[Rows from a dataset of charts and code]
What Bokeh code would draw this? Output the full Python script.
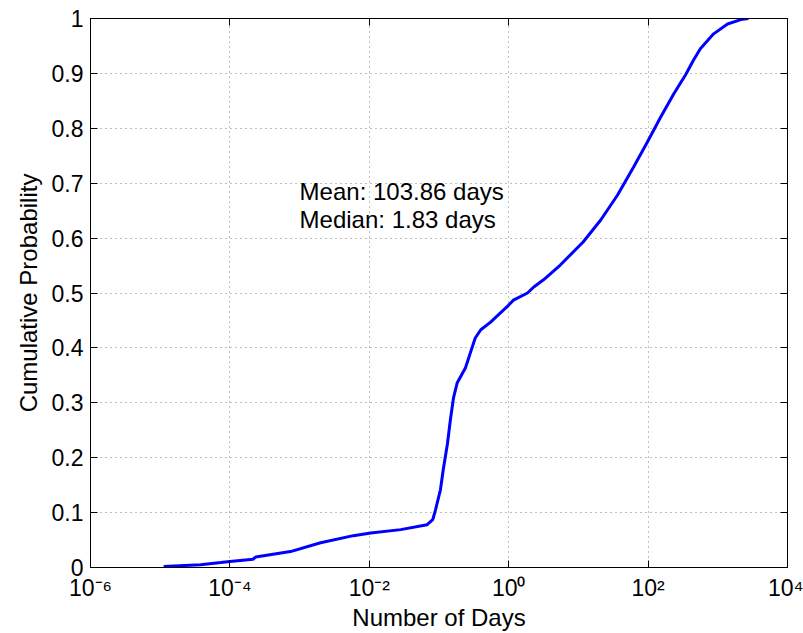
from bokeh.plotting import figure
from bokeh.models import FixedTicker, LinearAxis, LogAxis, Range1d
from bokeh.embed import file_html
from bokeh.resources import INLINE
from bokeh.core.properties import value

# ---- data ----
days = [1.12e-5, 3.8e-5, 7.4e-5, 1.0e-4, 2.14e-4, 2.34e-4, 7.4e-4, 2.0e-3, 5.9e-3,
        0.0105, 0.0282, 0.0676, 0.0813, 0.0891, 0.105, 0.115, 0.132, 0.146, 0.162, 0.182,
        0.24, 0.282, 0.331, 0.398, 0.55, 1.0, 1.17, 1.86, 2.29, 3.16, 5.5, 11.7,
        20.9, 36.3, 61.7, 97.7, 151, 234, 347, 447, 562, 871, 1380, 2140, 2750]
cum_prob = [0.002, 0.005, 0.009, 0.011, 0.015, 0.019, 0.029, 0.045, 0.058,
            0.063, 0.069, 0.078, 0.087, 0.105, 0.142, 0.178, 0.225, 0.27, 0.31, 0.336,
            0.364, 0.391, 0.418, 0.433, 0.447, 0.478, 0.487, 0.5, 0.511, 0.524, 0.551, 0.593,
            0.633, 0.678, 0.729, 0.775, 0.82, 0.863, 0.898, 0.924, 0.945, 0.972, 0.99, 0.998, 1.0]

x_ticks = [1e-6, 1e-4, 1e-2, 1.0, 1e2, 1e4]
x_tick_labels = ["10\u207b\u2076", "10\u207b\u2074", "10\u207b\u00b2", "10\u2070", "10\u00b2", "10\u2074"]
y_ticks = [0, 0.1, 0.2, 0.3, 0.4, 0.5, 0.6, 0.7, 0.8, 0.9, 1]
y_tick_labels = ["0", "0.1", "0.2", "0.3", "0.4", "0.5", "0.6", "0.7", "0.8", "0.9", "1"]

note_lines = ["Mean: 103.86 days", "Median: 1.83 days"]
note_x = [1e-3, 1e-3]
note_y = [0.684, 0.633]

FONT = "Liberation Sans"

p = figure(width=803, height=633, x_axis_type="log",
           x_range=Range1d(1e-6, 1e4), y_range=Range1d(0, 1),
           output_backend="svg", toolbar_location=None,
           min_border_left=90, min_border_right=16, min_border_top=18, min_border_bottom=65)
p.background_fill_color = "white"
p.border_fill_color = "white"
p.outline_line_color = "black"
p.outline_line_width = 1

# grid
p.xgrid.ticker = FixedTicker(ticks=x_ticks)
p.ygrid.ticker = FixedTicker(ticks=y_ticks)
for g in (p.xgrid, p.ygrid):
    g.grid_line_color = "black"
    g.grid_line_alpha = 0.5
    g.grid_line_dash = "1 4"
    g.grid_line_width = 1

def style_axis(ax, ticks, labels, show_labels=True):
    ax.ticker = FixedTicker(ticks=ticks)
    if show_labels:
        ax.major_label_overrides = {t: l for t, l in zip(ticks, labels)}
    else:
        ax.major_label_overrides = {t: "" for t in ticks}
    ax.major_tick_in = 7
    ax.major_tick_out = 0
    ax.minor_tick_line_color = None
    ax.axis_line_color = "black"
    ax.major_tick_line_color = "black"
    ax.major_label_text_font = FONT
    ax.major_label_text_font_size = "23px"
    ax.major_label_text_color = "black"
    ax.axis_label_text_font = FONT
    ax.axis_label_text_font_size = "24px"
    ax.axis_label_text_font_style = "normal"
    ax.axis_label_text_color = "black"

xa = p.xaxis[0]
style_axis(xa, x_ticks, x_tick_labels)
xa.axis_label = "Number of Days"
xa.major_label_standoff = 7
xa.axis_label_standoff = 0

ya = p.yaxis[0]
style_axis(ya, y_ticks, y_tick_labels)
ya.axis_label = "Cumulative Probability"
ya.major_label_standoff = 7
ya.axis_label_standoff = 7

top = LogAxis()
style_axis(top, x_ticks, x_tick_labels, show_labels=False)
top.major_label_text_font_size = "0px"
p.add_layout(top, "above")

right = LinearAxis()
style_axis(right, y_ticks, y_tick_labels, show_labels=False)
right.major_label_text_font_size = "0px"
p.add_layout(right, "right")

p.line(days, cum_prob, line_color="#0000ff", line_width=3)

p.text(x=note_x, y=note_y, text=note_lines, text_font=value(FONT),
       text_font_size="24px", text_color="black", text_baseline="alphabetic",
       text_align="left")

open("out.html", "w").write(file_html(p, INLINE))
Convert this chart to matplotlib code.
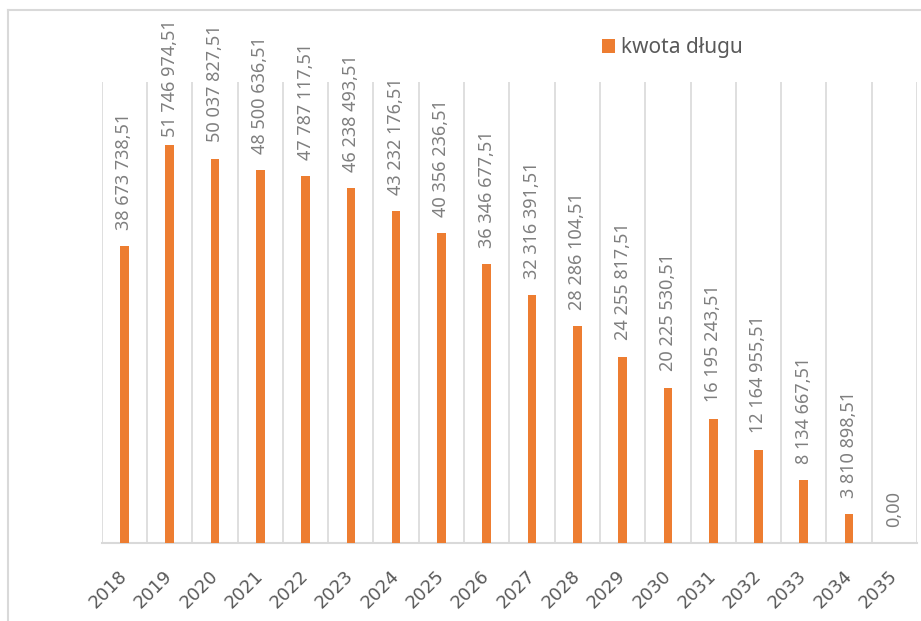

*Exercise brief*. Leave out the pictures and copy everything else in the records word for word.

*Result for this exercise*.
What Bokeh code would draw this? Output the full Python script.
from bokeh.plotting import figure
from bokeh.models import FixedTicker, LinearAxis, LogAxis, Range1d
from bokeh.embed import file_html
from bokeh.resources import INLINE
from bokeh.core.properties import value

# ---- data ----
days = [1.12e-5, 3.8e-5, 7.4e-5, 1.0e-4, 2.14e-4, 2.34e-4, 7.4e-4, 2.0e-3, 5.9e-3,
        0.0105, 0.0282, 0.0676, 0.0813, 0.0891, 0.105, 0.115, 0.132, 0.146, 0.162, 0.182,
        0.24, 0.282, 0.331, 0.398, 0.55, 1.0, 1.17, 1.86, 2.29, 3.16, 5.5, 11.7,
        20.9, 36.3, 61.7, 97.7, 151, 234, 347, 447, 562, 871, 1380, 2140, 2750]
cum_prob = [0.002, 0.005, 0.009, 0.011, 0.015, 0.019, 0.029, 0.045, 0.058,
            0.063, 0.069, 0.078, 0.087, 0.105, 0.142, 0.178, 0.225, 0.27, 0.31, 0.336,
            0.364, 0.391, 0.418, 0.433, 0.447, 0.478, 0.487, 0.5, 0.511, 0.524, 0.551, 0.593,
            0.633, 0.678, 0.729, 0.775, 0.82, 0.863, 0.898, 0.924, 0.945, 0.972, 0.99, 0.998, 1.0]

x_ticks = [1e-6, 1e-4, 1e-2, 1.0, 1e2, 1e4]
x_tick_labels = ["10\u207b\u2076", "10\u207b\u2074", "10\u207b\u00b2", "10\u2070", "10\u00b2", "10\u2074"]
y_ticks = [0, 0.1, 0.2, 0.3, 0.4, 0.5, 0.6, 0.7, 0.8, 0.9, 1]
y_tick_labels = ["0", "0.1", "0.2", "0.3", "0.4", "0.5", "0.6", "0.7", "0.8", "0.9", "1"]

note_lines = ["Mean: 103.86 days", "Median: 1.83 days"]
note_x = [1e-3, 1e-3]
note_y = [0.684, 0.633]

FONT = "Liberation Sans"

p = figure(width=803, height=633, x_axis_type="log",
           x_range=Range1d(1e-6, 1e4), y_range=Range1d(0, 1),
           output_backend="svg", toolbar_location=None,
           min_border_left=90, min_border_right=16, min_border_top=18, min_border_bottom=65)
p.background_fill_color = "white"
p.border_fill_color = "white"
p.outline_line_color = "black"
p.outline_line_width = 1

# grid
p.xgrid.ticker = FixedTicker(ticks=x_ticks)
p.ygrid.ticker = FixedTicker(ticks=y_ticks)
for g in (p.xgrid, p.ygrid):
    g.grid_line_color = "black"
    g.grid_line_alpha = 0.5
    g.grid_line_dash = "1 4"
    g.grid_line_width = 1

def style_axis(ax, ticks, labels, show_labels=True):
    ax.ticker = FixedTicker(ticks=ticks)
    if show_labels:
        ax.major_label_overrides = {t: l for t, l in zip(ticks, labels)}
    else:
        ax.major_label_overrides = {t: "" for t in ticks}
    ax.major_tick_in = 7
    ax.major_tick_out = 0
    ax.minor_tick_line_color = None
    ax.axis_line_color = "black"
    ax.major_tick_line_color = "black"
    ax.major_label_text_font = FONT
    ax.major_label_text_font_size = "23px"
    ax.major_label_text_color = "black"
    ax.axis_label_text_font = FONT
    ax.axis_label_text_font_size = "24px"
    ax.axis_label_text_font_style = "normal"
    ax.axis_label_text_color = "black"

xa = p.xaxis[0]
style_axis(xa, x_ticks, x_tick_labels)
xa.axis_label = "Number of Days"
xa.major_label_standoff = 7
xa.axis_label_standoff = 0

ya = p.yaxis[0]
style_axis(ya, y_ticks, y_tick_labels)
ya.axis_label = "Cumulative Probability"
ya.major_label_standoff = 7
ya.axis_label_standoff = 7

top = LogAxis()
style_axis(top, x_ticks, x_tick_labels, show_labels=False)
top.major_label_text_font_size = "0px"
p.add_layout(top, "above")

right = LinearAxis()
style_axis(right, y_ticks, y_tick_labels, show_labels=False)
right.major_label_text_font_size = "0px"
p.add_layout(right, "right")

p.line(days, cum_prob, line_color="#0000ff", line_width=3)

p.text(x=note_x, y=note_y, text=note_lines, text_font=value(FONT),
       text_font_size="24px", text_color="black", text_baseline="alphabetic",
       text_align="left")

open("out.html", "w").write(file_html(p, INLINE))
Convert this chart to matplotlib code.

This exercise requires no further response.